The Geopolitical Fallout of a Real Loss
If we assume for a moment that the wreckage is real, the implications are disastrous for the F-35 program. Israel, Japan, and the UK have bet their national defense on this single platform.
A confirmed shoot-down would prove that the "stealth" era is over, or at least entering a period of diminishing returns. It would suggest that passive coherent location systems—which use existing civilian radio and TV signals to find aircraft—have matured to the point of making $100 million jets visible.
The Cost of Entry
The U.S. cannot afford the F-35 to be mortal. The entire fiscal structure of the Department of Defense is built on the idea that one F-35 can do the work of ten F-16s because it cannot be hit. If that premise dies in the Iranian desert, the budget for the next decade will have to be torn up and rewritten.

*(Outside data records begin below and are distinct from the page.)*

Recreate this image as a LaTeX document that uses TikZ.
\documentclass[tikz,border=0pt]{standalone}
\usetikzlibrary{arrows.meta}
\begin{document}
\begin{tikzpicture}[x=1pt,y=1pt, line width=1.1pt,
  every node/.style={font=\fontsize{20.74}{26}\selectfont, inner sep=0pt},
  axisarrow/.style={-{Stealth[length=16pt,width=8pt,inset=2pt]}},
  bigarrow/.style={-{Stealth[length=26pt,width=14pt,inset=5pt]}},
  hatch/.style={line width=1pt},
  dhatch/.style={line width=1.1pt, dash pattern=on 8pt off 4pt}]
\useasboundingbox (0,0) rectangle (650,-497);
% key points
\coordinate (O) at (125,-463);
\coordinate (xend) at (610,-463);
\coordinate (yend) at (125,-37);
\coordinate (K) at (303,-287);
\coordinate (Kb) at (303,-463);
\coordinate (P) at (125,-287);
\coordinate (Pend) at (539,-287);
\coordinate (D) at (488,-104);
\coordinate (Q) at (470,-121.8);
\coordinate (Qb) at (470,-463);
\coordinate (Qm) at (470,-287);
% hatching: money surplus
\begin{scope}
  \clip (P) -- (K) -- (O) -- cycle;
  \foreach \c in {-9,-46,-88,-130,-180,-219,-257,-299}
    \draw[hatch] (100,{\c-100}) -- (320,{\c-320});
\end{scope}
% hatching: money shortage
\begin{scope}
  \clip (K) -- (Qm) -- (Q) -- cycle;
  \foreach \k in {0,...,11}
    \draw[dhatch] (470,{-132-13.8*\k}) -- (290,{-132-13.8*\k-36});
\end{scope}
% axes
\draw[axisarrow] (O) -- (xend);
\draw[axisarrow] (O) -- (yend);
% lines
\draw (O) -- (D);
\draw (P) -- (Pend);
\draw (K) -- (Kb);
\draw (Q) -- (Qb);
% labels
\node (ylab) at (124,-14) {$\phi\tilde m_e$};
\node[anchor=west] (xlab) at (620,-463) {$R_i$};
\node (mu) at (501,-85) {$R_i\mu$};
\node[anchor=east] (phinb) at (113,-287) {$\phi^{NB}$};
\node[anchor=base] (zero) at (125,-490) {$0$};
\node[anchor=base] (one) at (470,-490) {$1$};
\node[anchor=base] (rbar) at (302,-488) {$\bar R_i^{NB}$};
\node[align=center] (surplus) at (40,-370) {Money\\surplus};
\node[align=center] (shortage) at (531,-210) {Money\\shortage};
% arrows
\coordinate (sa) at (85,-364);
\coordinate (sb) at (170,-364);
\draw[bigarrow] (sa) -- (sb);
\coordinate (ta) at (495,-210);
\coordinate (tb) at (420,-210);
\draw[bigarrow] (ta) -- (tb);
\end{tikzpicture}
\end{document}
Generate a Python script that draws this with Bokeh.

We are seeing a desperate struggle for the narrative. Iran needs to prove the "Great Satan" is vulnerable. The U.S. needs to prove its technology is invincible. In between these two lies the truth, likely a pilot flying a mission in a different sector, completely unaware that he is "dead" on Iranian television.
Hardware vs. Software
The F-35 is less of an airplane and more of a software package with wings. This makes it vulnerable in ways a rugged F-14 never was. If a single line of code in the Electronic Warfare (EW) suite fails to recognize an Iranian radar frequency, the stealth advantage drops to near zero.
The "second F-35" narrative is likely an attempt to capitalize on this digital fragility. By claiming multiple kills, Iran is signaling that they haven't just gotten lucky—they are claiming they have "cracked the code."
This is the bluff. If you crack the code of the world's most advanced fighter, you don't tell the world by making a press release. You keep that secret and use it to wipe out the entire wing during a real conflict.
Tehran’s loud claims are the sound of a country that hasn't found a solution to stealth, but is very good at using the internet to pretend they have. The pilot isn't missing; the evidence is.
Check the flight lines at Al Dhafra or the carrier decks. The planes are there. The "kills" only exist in the ether of the propaganda machine.